One of the main applications of bam-filter is to reliably identify which potential organisms are present in a metagenomic ancient sample, and get relatively accurate taxonomic abundances, even when they are present in very low abundances. The resulting BAM file then can be used as input for metaDMG. We rely on several measures to discriminate between noise and a potential signal, analyzing the mapping results at two different levels:
- Is the observed breadth aligned with the expected one?
- Are the reads spread evenly across the reference or they are clumped in a few regions?
To assess the first question we use the concepts defined here. We estimate the ratio between the observed and expected breadth as a function of the coverage. If we get a breadth_exp_ratio close to 1, it means that the coverage we observed is close to the one we expect based on the calculated coverage. While this measure is already a strong indicator of a potential signal, we complement it with the metrics that measure the normalized positional entropy and the normalized distribution inequality (Gini coefficient) of the positions in the coverage.
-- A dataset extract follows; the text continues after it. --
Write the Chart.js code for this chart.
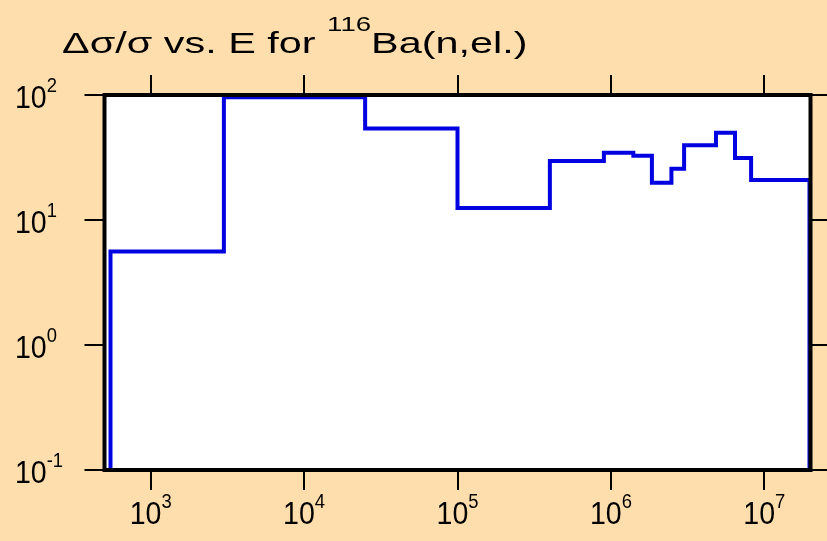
<!DOCTYPE html>
<html>
<head>
<meta charset="utf-8">
<script src="https://cdn.jsdelivr.net/npm/chart.js@4"></script>
<style>
  html, body { margin: 0; padding: 0; background: #ffdead; }
  canvas { display: block; }
</style>
</head>
<body>
<canvas id="js-chart" width="827" height="541"></canvas>
<script>
// bin edges (eV) and relative uncertainty (%) per bin
const binEdges = [547, 3000, 25000, 1e5, 4e5, 9e5, 1.4e6, 1.85e6, 2.48e6, 3e6, 4.84e6, 6.44e6, 8.2e6, 1.97e7];
const relErr = [5.6, 96, 54, 12.5, 29.6, 34.5, 32.6, 19.9, 25.7, 39.6, 50, 31.3, 20.9];
const xTickExp = [3, 4, 5, 6, 7];
const yTickExp = [-1, 0, 1, 2];
const titleParts = ['Δσ/σ vs. E for ', '116', 'Ba(n,el.)'];

// step path, dropping to the floor at both ends
const floorValue = 0.01;
const points = [{ x: binEdges[0], y: floorValue }];
relErr.forEach((v, i) => {
  points.push({ x: binEdges[i], y: v });
  points.push({ x: binEdges[i + 1], y: v });
});
points.push({ x: binEdges[binEdges.length - 1], y: floorValue });

const FONT = '"Liberation Sans", Arial, sans-serif';

// draw runs of text with different sizes / rises, sx = horizontal stretch
function drawRuns(ctx, runs, x, baseline, align, sx) {
  let total = 0;
  runs.forEach(r => {
    ctx.font = r.size + 'px ' + FONT;
    r.w = ctx.measureText(r.text).width * sx;
    total += r.w;
  });
  let cx = x;
  if (align === 'center') cx = x - total / 2;
  runs.forEach(r => {
    ctx.save();
    ctx.font = r.size + 'px ' + FONT;
    ctx.translate(cx, baseline - (r.rise || 0));
    ctx.scale(sx, 1);
    ctx.textAlign = 'left';
    ctx.textBaseline = 'alphabetic';
    ctx.fillText(r.text, 0, 0);
    ctx.restore();
    cx += r.w;
  });
}

function powRuns(e) {
  return [{ text: '10', size: 31 }, { text: String(e), size: 20, rise: 16 }];
}

const frame = {
  id: 'frame',
  beforeDatasetsDraw(chart) {
    const { ctx, chartArea: { left, top, width, height } } = chart;
    ctx.save();
    ctx.fillStyle = '#ffffff';
    ctx.fillRect(left, top, width, height);
    ctx.restore();
  },
  afterDraw(chart) {
    const { ctx, chartArea: { left, top, right, bottom, width, height } } = chart;
    const xs = chart.scales.x, ys = chart.scales.y;
    const tick = 20;
    ctx.save();
    ctx.strokeStyle = '#000';
    ctx.fillStyle = '#000';

    ctx.lineWidth = 2;
    ctx.beginPath();
    xTickExp.forEach(e => {
      const px = Math.round(xs.getPixelForValue(Math.pow(10, e)));
      ctx.moveTo(px, bottom); ctx.lineTo(px, bottom + tick);
      ctx.moveTo(px, top); ctx.lineTo(px, top - tick);
    });
    yTickExp.forEach(e => {
      const py = Math.round(ys.getPixelForValue(Math.pow(10, e)));
      ctx.moveTo(left, py); ctx.lineTo(left - tick, py);
      ctx.moveTo(right, py); ctx.lineTo(right + tick, py);
    });
    ctx.stroke();

    ctx.lineWidth = 4;
    ctx.strokeRect(left, top, width, height);

    xTickExp.forEach(e => {
      const px = xs.getPixelForValue(Math.pow(10, e));
      drawRuns(ctx, powRuns(e), px, bottom + 54, 'center', 0.92);
    });
    yTickExp.forEach(e => {
      const py = ys.getPixelForValue(Math.pow(10, e));
      drawRuns(ctx, powRuns(e), 15, py + 13, 'left', 0.92);
    });

    drawRuns(ctx, [
      { text: titleParts[0], size: 30 },
      { text: titleParts[1], size: 20, rise: 22 },
      { text: titleParts[2], size: 30 }
    ], 62, 53, 'left', 1.38);
    ctx.restore();
  }
};

const ctx = document.getElementById('js-chart').getContext('2d');
const chart = new Chart(ctx, {
  type: 'line',
  data: {
    datasets: [{
      data: points,
      borderColor: '#0000e0',
      borderWidth: 4,
      pointRadius: 0,
      tension: 0,
      fill: false,
      borderJoinStyle: 'miter'
    }]
  },
  options: {
    responsive: false,
    animation: false,
    events: [],
    layout: { padding: { left: 0, top: 95, right: 16.5, bottom: 0 } },
    scales: {
      x: {
        type: 'logarithmic', min: 500, max: 2e7,
        ticks: { display: false }, grid: { display: false }, border: { display: false },
        afterFit(s) { s.height = 71; }
      },
      y: {
        type: 'logarithmic', min: 0.1, max: 100,
        ticks: { display: false }, grid: { display: false }, border: { display: false },
        afterFit(s) { s.width = 104.5; }
      }
    },
    plugins: { legend: { display: false }, tooltip: { enabled: false }, title: { display: false } }
  },
  plugins: [frame]
});
</script>
</body>
</html>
For details on how are calculated check here. These two metrics will help to identify those cases where we get a high breadth_exp_ratio but the coverage is not evenly distributed across the reference but instead is clumped in a few regions. One thing to be aware of is that we need to bin the reference to calculate those metrics. In our case, we use the ability of numpy.histogram to identify the numbers of bins, either using the Sturges or the Freedman-Diaconis rule. Finally, we use the knee point detection algorithm to identify the optimal values where to filter the Gini coefficient as a function of the positional entropy.